* **Work instructions**
Say how many lines contain the word "this" and give no other text.

* **Stored rows**
----
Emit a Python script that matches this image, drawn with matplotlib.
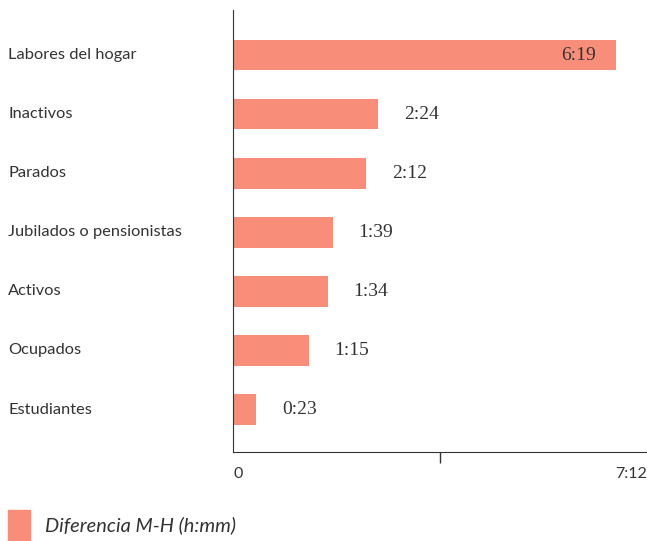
import matplotlib.pyplot as plt
from matplotlib.patches import Rectangle

# Data (minutes)
categories = ['Labores del hogar', 'Inactivos', 'Parados', 'Jubilados o pensionistas',
              'Activos', 'Ocupados', 'Estudiantes']
minutes = [379, 144, 132, 99, 94, 75, 23]
value_labels = ['6:19', '2:24', '2:12', '1:39', '1:34', '1:15', '0:23']
x_max = 410
tick_pos = [0, 205, x_max]
tick_labels = ['0', '', '7:12']
legend_label = 'Diferencia M-H (h:mm)'

bar_color = '#F88D7A'
text_color = '#333333'

fig = plt.figure(figsize=(6.47, 5.41), dpi=100)
ax = fig.add_axes([233 / 647, 1 - 452 / 541, 414 / 647, 442 / 541])

y = list(range(len(categories)))[::-1]
ax.barh(y, minutes, height=0.51, color=bar_color)
ax.set_xlim(0, x_max)
ax.set_ylim(-0.72, len(categories) - 1 + 0.77)

# value labels
for yi, m, lab in zip(y, minutes, value_labels):
    if m > x_max * 0.6:
        ax.annotate(lab, (m, yi), xytext=(-14, 0), textcoords='offset points',
                    ha='right', va='center', fontsize=14, family='Liberation Serif',
                    color=text_color)
    else:
        ax.annotate(lab, (m, yi), xytext=(31, 0), textcoords='offset points',
                    ha='center', va='center', fontsize=14, family='Liberation Serif',
                    color=text_color)

# category labels at the left edge of the figure
for yi, cat in zip(y, categories):
    ax.annotate(cat, (0, yi), xycoords=('figure pixels', 'data'), xytext=(8, 0),
                textcoords='offset pixels', ha='left', va='center', fontsize=11.8,
                family='Lato', color=text_color)

ax.set_yticks([])
for side in ['top', 'right']:
    ax.spines[side].set_visible(False)
ax.spines['left'].set_color(text_color)
ax.spines['bottom'].set_color(text_color)

ax.set_xticks(tick_pos)
ax.set_xticklabels(tick_labels, family='Lato', fontsize=11.5, color=text_color)
ax.tick_params(axis='x', length=8, width=1, color=text_color, pad=3)
ticks = ax.xaxis.get_major_ticks()
ticks[0].tick1line.set_visible(False)
ticks[-1].tick1line.set_visible(False)
ticks[0].label1.set_horizontalalignment('left')
ticks[-1].label1.set_horizontalalignment('right')

# legend
fig.add_artist(Rectangle((8 / 647, 1 - 541 / 541), 22 / 647, 31 / 541,
                         transform=fig.transFigure, color=bar_color))
fig.text(45 / 647, 1 - 525 / 541, legend_label, ha='left', va='center',
         fontsize=14.4, style='italic', family='Lato', color=text_color)

fig.savefig('out.png', dpi=100)
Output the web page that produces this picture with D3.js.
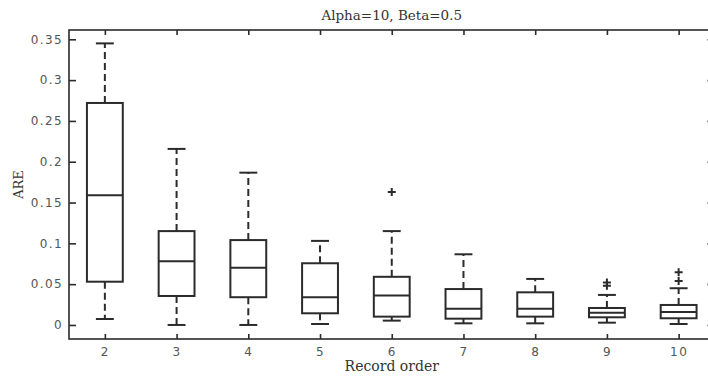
<!DOCTYPE html>
<html>
<head>
<meta charset="utf-8">
<script src="https://cdn.jsdelivr.net/npm/d3@7"></script>
<style>
  body { margin: 0; background: #fff; }
  .tick text { font-family: "DejaVu Sans", sans-serif; font-size: 12px; fill: #555; letter-spacing: 1.4px; }
</style>
</head>
<body>
<svg></svg>
<script>
let categories  = [2, 3, 4, 5, 6, 7, 8, 9, 10];
let whiskerHigh = [0.345, 0.2157, 0.1866, 0.103, 0.115, 0.0866, 0.0564, 0.0368, 0.045];
let q3          = [0.272, 0.115, 0.104, 0.0756, 0.059, 0.044, 0.040, 0.0208, 0.0245];
let medians     = [0.159, 0.078, 0.070, 0.034, 0.036, 0.020, 0.020, 0.0151, 0.016];
let q1          = [0.053, 0.0355, 0.034, 0.0143, 0.0102, 0.0077, 0.0102, 0.0094, 0.0082];
let whiskerLow  = [0.0073, 0.0, 0.0, 0.0012, 0.0053, 0.002, 0.002, 0.0028, 0.0012];
let outliers    = [[], [], [], [], [0.163], [], [], [0.052, 0.048], [0.0645, 0.054]];
let yTicks      = [0, 0.05, 0.1, 0.15, 0.2, 0.25, 0.3, 0.35];

let width = 708;
let height = 379;
let padLeft = 69, padRight = 714.5, padTop = 30, padBottom = 339;
let ink = "#2b2b2b";

let svg = d3.select("svg").attr("width", width).attr("height", height);

let xScale = d3.scaleLinear().domain([1.5, 10.5]).range([padLeft, padRight]);
let yScale = d3.scaleLinear().domain([-0.0172, 0.3614]).range([padBottom, padTop]);

let boxes = categories.map((c, i) => ({
  c: c, lo: whiskerLow[i], q1: q1[i], med: medians[i], q3: q3[i], hi: whiskerHigh[i], out: outliers[i]
}));

// axes (ticks point inward, like matlab)
let fmt = d => d === 0 ? "0" : String(+d.toFixed(2));

svg.append("g")
   .attr("transform", "translate(0," + padBottom + ")")
   .call(d3.axisBottom(xScale).tickValues(categories).tickSize(-5).tickPadding(8))
   .call(g => g.select(".domain").remove());

svg.append("g")
   .attr("transform", "translate(0," + padTop + ")")
   .call(d3.axisTop(xScale).tickValues(categories).tickSize(-5).tickFormat(""))
   .call(g => g.select(".domain").remove());

svg.append("g")
   .attr("transform", "translate(" + padLeft + ",0)")
   .call(d3.axisLeft(yScale).tickValues(yTicks).tickSize(-7).tickPadding(6).tickFormat(fmt))
   .call(g => g.select(".domain").remove());

svg.append("g")
   .attr("transform", "translate(" + padRight + ",0)")
   .call(d3.axisRight(yScale).tickValues(yTicks).tickSize(-7).tickFormat(""))
   .call(g => g.select(".domain").remove());

svg.selectAll(".tick line").attr("stroke", ink).attr("stroke-width", 1.6);

svg.append("rect")
   .attr("x", padLeft).attr("y", padTop)
   .attr("width", padRight - padLeft).attr("height", padBottom - padTop)
   .attr("fill", "none").attr("stroke", ink).attr("stroke-width", 1.6);

// boxes
let halfBox = 0.25, halfCap = 0.125;
let g = svg.append("g").attr("stroke", ink).attr("stroke-width", 2).attr("fill", "none");

let bx = g.selectAll(".box").data(boxes).enter().append("g");

bx.append("line") // upper whisker
  .attr("x1", d => xScale(d.c)).attr("x2", d => xScale(d.c))
  .attr("y1", d => yScale(d.q3)).attr("y2", d => yScale(d.hi))
  .attr("stroke-dasharray", "7,4");
bx.append("line") // lower whisker
  .attr("x1", d => xScale(d.c)).attr("x2", d => xScale(d.c))
  .attr("y1", d => yScale(d.q1)).attr("y2", d => yScale(d.lo))
  .attr("stroke-dasharray", "7,4");
bx.append("line")
  .attr("x1", d => xScale(d.c - halfCap)).attr("x2", d => xScale(d.c + halfCap))
  .attr("y1", d => yScale(d.hi)).attr("y2", d => yScale(d.hi));
bx.append("line")
  .attr("x1", d => xScale(d.c - halfCap)).attr("x2", d => xScale(d.c + halfCap))
  .attr("y1", d => yScale(d.lo)).attr("y2", d => yScale(d.lo));
bx.append("rect")
  .attr("x", d => xScale(d.c - halfBox))
  .attr("width", d => xScale(d.c + halfBox) - xScale(d.c - halfBox))
  .attr("y", d => yScale(d.q3))
  .attr("height", d => yScale(d.q1) - yScale(d.q3))
  .attr("fill", "#fff");
bx.append("line")
  .attr("x1", d => xScale(d.c - halfBox)).attr("x2", d => xScale(d.c + halfBox))
  .attr("y1", d => yScale(d.med)).attr("y2", d => yScale(d.med));

// outliers as '+'
bx.selectAll(".out").data(d => d.out.map(v => ({ c: d.c, v: v }))).enter()
  .append("path")
  .attr("d", d => {
    let x = xScale(d.c), y = yScale(d.v);
    return "M" + (x - 4) + "," + y + "H" + (x + 4) + "M" + x + "," + (y - 4) + "V" + (y + 4);
  });

// labels
svg.append("text")
   .attr("x", (padLeft + padRight) / 2).attr("y", 20)
   .attr("text-anchor", "middle")
   .style("font-family", "DejaVu Serif, serif").style("font-size", "13.5px").style("fill", "#333")
   .text("Alpha=10, Beta=0.5");

svg.append("text")
   .attr("x", (padLeft + padRight) / 2).attr("y", 371)
   .attr("text-anchor", "middle")
   .style("font-family", "DejaVu Serif, serif").style("font-size", "14px").style("fill", "#333")
   .text("Record order");

svg.append("text")
   .attr("transform", "translate(23," + ((padTop + padBottom) / 2) + ") rotate(-90)")
   .attr("text-anchor", "middle")
   .style("font-family", "DejaVu Serif, serif").style("font-size", "13px").style("fill", "#333")
   .text("ARE");
</script>
</body>
</html>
----
* **Response below**
2